POMO: Policy Optimisation with Multiple Optima for Reinforcement Learning
Date read: 16th October 2025
Paper link
Key Points
- Aim:
- RL allows us to train neural heuristics which can find near-optimal solutions, without advanced designer domain knowledge
- POMO encourages a diverse set of optimal solutions to be found
- Many DRL based CO solvers are heavily reliant on their first action -> overfit to a small subset of the solutions.
- Why?
- Deep learning at this point had replaced hand designed features in computer vision and NLP via supervised learning
- Difficult to do supervised learning with combinatorial optimisation as it is impossible to get instant access to optimal solutions
- We can however get almost instant scores for solutions… fits RL well!
- POMO:
- Address issue of overfitting to a small subset of solutions:
- Most solvers spawn their solver with a START token and it learns a criteria to pick the first node, forcing bias toward certain opening moves.
- POMO instantiates with a set of chosen N start nodes
- Generates N trajectories in parallel
- N start tokens generate N second steps, etc.
- Utilises REINFORCE
- Specialist baselines: average reward over all generated trajectories instead of greedy
- Less variance than greedy
- Zero-mean (with greedy, most trajectories have sub-zero mean)

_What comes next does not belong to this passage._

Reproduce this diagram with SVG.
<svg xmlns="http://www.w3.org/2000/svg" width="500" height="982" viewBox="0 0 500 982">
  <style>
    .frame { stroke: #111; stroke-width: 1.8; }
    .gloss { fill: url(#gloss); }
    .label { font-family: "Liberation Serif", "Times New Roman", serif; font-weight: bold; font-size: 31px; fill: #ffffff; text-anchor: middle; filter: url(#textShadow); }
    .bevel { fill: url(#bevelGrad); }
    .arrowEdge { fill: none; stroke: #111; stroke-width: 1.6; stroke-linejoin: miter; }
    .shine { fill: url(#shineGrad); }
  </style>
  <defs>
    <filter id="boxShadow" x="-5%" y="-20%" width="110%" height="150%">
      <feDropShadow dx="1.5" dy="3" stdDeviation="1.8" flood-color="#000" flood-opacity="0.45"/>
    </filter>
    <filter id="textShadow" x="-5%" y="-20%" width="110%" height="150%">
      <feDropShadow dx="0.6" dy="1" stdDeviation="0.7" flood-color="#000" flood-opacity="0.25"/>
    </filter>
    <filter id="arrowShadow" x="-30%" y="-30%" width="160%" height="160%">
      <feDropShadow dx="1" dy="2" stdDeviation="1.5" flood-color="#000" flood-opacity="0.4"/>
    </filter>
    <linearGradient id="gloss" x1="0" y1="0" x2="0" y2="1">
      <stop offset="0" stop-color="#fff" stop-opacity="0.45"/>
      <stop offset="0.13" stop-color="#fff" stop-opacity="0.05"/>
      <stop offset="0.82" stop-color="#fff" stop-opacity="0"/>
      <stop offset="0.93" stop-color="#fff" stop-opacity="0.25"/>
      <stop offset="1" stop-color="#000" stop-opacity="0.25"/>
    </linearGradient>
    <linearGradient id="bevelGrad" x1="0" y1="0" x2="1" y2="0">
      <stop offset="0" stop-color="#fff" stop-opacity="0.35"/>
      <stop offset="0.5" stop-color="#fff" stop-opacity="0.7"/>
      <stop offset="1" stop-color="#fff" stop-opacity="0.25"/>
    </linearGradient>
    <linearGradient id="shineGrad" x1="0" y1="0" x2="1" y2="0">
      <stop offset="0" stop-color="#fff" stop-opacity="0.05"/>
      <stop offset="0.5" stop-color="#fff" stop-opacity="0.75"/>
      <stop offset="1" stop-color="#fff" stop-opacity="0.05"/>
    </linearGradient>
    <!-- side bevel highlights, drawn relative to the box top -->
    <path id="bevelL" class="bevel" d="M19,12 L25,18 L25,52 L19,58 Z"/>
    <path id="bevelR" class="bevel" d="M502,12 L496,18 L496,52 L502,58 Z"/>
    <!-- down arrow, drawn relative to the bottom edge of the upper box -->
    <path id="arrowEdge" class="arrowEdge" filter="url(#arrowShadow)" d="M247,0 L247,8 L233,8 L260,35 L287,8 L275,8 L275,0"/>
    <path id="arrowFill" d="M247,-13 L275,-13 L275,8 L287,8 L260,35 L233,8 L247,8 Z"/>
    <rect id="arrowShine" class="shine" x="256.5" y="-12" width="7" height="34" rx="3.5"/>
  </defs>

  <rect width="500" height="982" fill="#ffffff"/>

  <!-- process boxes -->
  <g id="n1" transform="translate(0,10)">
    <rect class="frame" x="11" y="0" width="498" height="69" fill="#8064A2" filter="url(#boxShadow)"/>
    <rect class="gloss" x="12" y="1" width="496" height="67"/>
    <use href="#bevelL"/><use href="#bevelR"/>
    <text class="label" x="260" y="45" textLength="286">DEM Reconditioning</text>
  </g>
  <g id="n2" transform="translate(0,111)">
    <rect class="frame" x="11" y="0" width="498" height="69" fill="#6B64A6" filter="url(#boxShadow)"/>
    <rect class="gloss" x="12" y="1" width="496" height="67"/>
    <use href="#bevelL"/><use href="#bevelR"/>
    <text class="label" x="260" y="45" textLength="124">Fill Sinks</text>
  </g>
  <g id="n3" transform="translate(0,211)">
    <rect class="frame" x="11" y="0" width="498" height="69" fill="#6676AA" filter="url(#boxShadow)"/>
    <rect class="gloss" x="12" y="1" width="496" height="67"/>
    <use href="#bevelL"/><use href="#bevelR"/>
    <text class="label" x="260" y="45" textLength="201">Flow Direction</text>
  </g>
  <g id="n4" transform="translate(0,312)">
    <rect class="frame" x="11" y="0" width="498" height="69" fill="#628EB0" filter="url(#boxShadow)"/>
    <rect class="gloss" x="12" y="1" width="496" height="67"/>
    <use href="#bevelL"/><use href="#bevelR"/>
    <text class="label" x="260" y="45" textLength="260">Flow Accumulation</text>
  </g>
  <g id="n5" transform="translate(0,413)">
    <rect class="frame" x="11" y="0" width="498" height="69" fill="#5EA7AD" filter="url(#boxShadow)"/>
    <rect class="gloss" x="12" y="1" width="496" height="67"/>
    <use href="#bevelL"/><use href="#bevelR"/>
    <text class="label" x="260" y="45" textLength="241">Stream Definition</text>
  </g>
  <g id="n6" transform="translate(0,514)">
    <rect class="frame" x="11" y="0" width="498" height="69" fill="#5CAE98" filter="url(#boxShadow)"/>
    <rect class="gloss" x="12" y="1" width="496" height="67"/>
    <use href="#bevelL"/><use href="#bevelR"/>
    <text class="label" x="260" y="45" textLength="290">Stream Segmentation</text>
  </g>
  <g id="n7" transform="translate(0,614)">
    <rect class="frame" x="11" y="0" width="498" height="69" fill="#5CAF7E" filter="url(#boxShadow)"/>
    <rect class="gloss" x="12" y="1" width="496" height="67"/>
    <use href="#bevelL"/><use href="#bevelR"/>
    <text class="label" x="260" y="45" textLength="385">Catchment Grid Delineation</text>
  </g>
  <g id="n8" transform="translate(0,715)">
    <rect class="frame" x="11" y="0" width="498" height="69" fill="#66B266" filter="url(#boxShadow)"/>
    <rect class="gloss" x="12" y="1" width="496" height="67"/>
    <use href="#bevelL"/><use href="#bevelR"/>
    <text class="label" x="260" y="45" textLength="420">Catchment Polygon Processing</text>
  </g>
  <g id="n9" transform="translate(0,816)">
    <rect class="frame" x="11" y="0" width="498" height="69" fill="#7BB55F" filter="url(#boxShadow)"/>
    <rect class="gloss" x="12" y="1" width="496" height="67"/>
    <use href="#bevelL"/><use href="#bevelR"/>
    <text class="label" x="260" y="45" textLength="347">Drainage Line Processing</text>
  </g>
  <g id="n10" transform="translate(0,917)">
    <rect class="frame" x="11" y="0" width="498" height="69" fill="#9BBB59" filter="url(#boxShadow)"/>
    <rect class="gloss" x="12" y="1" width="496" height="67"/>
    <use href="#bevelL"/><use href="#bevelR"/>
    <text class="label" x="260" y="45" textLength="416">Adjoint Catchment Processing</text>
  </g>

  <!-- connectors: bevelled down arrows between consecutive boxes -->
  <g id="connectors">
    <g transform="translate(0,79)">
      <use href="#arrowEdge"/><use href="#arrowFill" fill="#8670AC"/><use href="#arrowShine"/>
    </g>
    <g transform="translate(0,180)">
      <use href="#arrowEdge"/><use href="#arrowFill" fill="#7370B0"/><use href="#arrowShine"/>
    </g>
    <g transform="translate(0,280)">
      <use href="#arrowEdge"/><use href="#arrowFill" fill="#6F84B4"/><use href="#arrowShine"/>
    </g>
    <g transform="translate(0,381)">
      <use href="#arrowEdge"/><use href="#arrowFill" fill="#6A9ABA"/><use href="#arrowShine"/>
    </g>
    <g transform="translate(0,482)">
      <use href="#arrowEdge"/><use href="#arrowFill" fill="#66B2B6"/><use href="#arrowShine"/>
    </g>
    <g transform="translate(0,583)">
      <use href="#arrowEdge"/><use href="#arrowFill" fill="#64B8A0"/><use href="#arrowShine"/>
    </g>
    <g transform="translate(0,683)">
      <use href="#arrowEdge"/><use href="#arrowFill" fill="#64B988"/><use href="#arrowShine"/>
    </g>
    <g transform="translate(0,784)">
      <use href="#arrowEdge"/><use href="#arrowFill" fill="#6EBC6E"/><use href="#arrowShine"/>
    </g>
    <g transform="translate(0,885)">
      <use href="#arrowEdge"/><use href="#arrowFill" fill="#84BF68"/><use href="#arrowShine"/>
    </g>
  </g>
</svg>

- Less computationally expensive than training a critic
- Resistant to local minima: trajectories are compared to N-1 other trajectories rather than just one, encouraging more diverse behaviours
- Entropy reward built in to reward
- Architecture agnostic
- Augmentation:
- Issue with this method: can only generate limited set of trajectories according to the number of start nodes
- This is overcome by creating new start nodes with augmented version of the problem, e.g. flipped, rotated, mirrored, exploiting symmetries in the problem.